Il migrante non è
un allarme sociale

I migranti morti ieri in Sicilia sono l’ultimo episodio di una tragedia che non conosce tregua. Si calcola che negli ultimi tre anni abbiano perso la vita, nel corso delle traversate, più di duemila persone. Un’autentica ecatombe, probabilmente sottostimata visto il numero delle imbarcazioni con profughi a bordo date per disperse nelle acque del Mediterraneo. E sono cifre destinate, purtroppo, a incrementarsi, se non saranno adottate adeguatamente strategie di contrasto nei confronti del dilagare di trafficanti privi di scrupolo . Un volume d’affari stimato in almeno un miliardo di dollari l’anno con migranti costretti a pagare, per traversate da incubo, cifre che possono corrispondere a tre anni di lavoro e di sacrifici. Nel giro di poco tempo lo scenario del Mediterraneo è radicalmente cambiato. Si è trasformato in un gigantesco vaso di Pandora attraversato da conflitti nazionalisti e religiosi, con tratti fondamentalisti e anti occidentali e che hanno comportato centinaia di migliaia di vittime e un esodo di milioni di persone. L’Italia, per ragioni geografiche, costituisce il più naturale approdo di questi flussi. La nostra nazione si trova di fronte ad un compito immane, e non solo per i costi di accoglienza (due miliardi di euro negli ultimi tre anni).

Le strutture di accoglienza devono far fronte agli obblighi di identificazione di persone che provengono da molteplici Paesi e che hanno aspettative diversificate.

L’Europa guarda da un’altra parte. Le autorità Ue rammentano all’Italia gli sforzi fatti dalla Germania e da altri Paesi dell’Europa centrale nell’affrontare l’accoglienza dei migranti provenienti dalle aree ex sovietiche, e per numeri ben più consistenti dei centomila profughi accolti dall’Italia negli ultimi tre anni. Ma dimentica che, in quell’occasione, l’emergenza fu accompagnata da una politica rivolta a integrarli economicamente e persino a farli aderire all’Ue. Ma l’Europa rimane priva di una strategia rivolta al Mediterraneo.

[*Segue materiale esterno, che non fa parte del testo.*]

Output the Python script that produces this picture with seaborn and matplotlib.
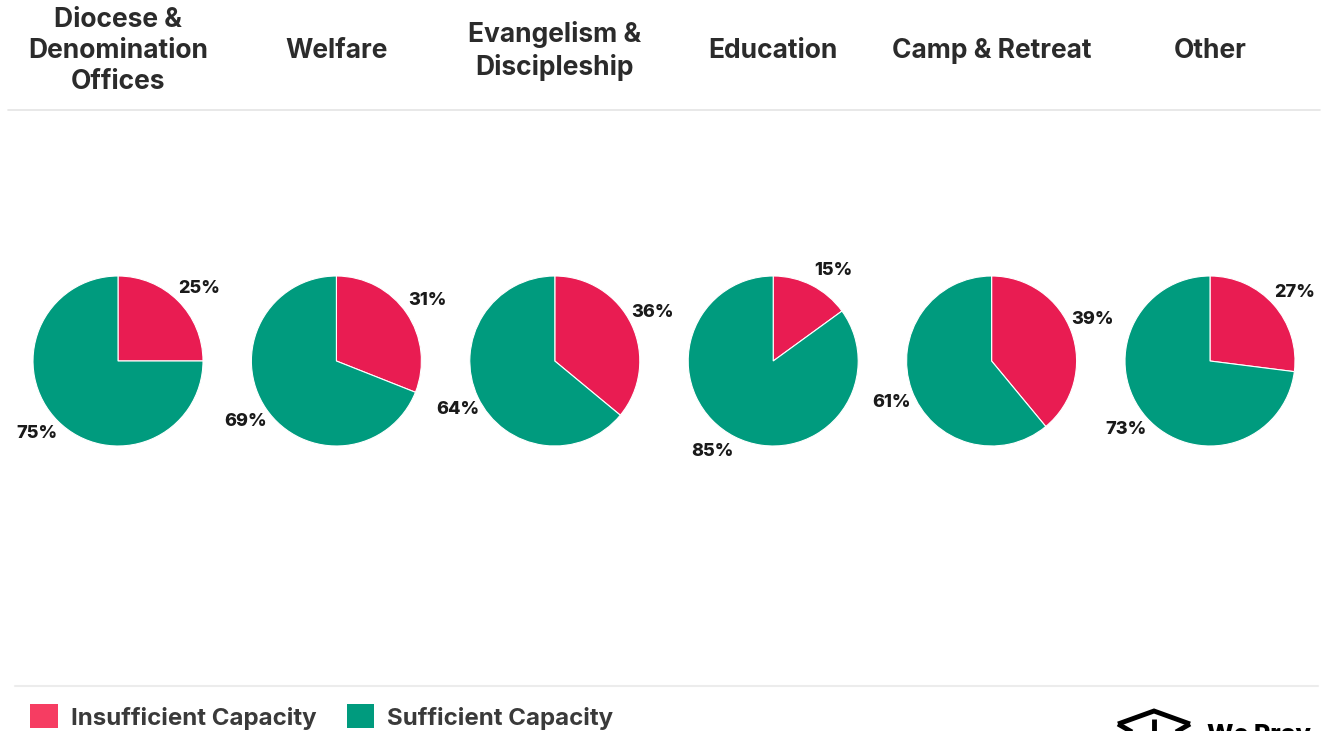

Il problema non è solo quello di aumentare le risorse messe a disposizione dell’Italia per sostenere l’accoglienza dei profughi, ma di recuperare una politica estera e di cooperazione economica nel Mediterraneo volta a prevenire le migrazioni indesiderate, e a governare meglio quelle programmate per motivi di lavoro. Ma un po’ di autocritica la dobbiamo fare pure noi.

Gli sbarchi e il numero dei richiedenti protezione internazionale sono una piccola parte dei flussi migratori. Nella media meno del 5% del totale. Nell’ultimo anno il numero di richiedenti protezione internazionale è stato pari a un quinto delle ricongiunzioni familiari. Eppure, nonostante queste persone rappresentino la parte più debole, e vulnerabile, dei flussi migratori verso il nostro Paese, non esitiamo, sul terreno politico e mediatico, a parlare di questo fenomeno in termini apocalittici e strumentali. Attivando così un potenziale di conflittualità, tra amministrazioni e comunità, che ottiene solo il risultato di indebolire la nostra capacità di gestione ordinaria di questi flussi trasformandoli in una emergenza permanente. E tutto questo certamente non aiuta il nostro Paese nel diventare più autorevole, in Europa, nel sostenere le nostre sacrosante ragioni.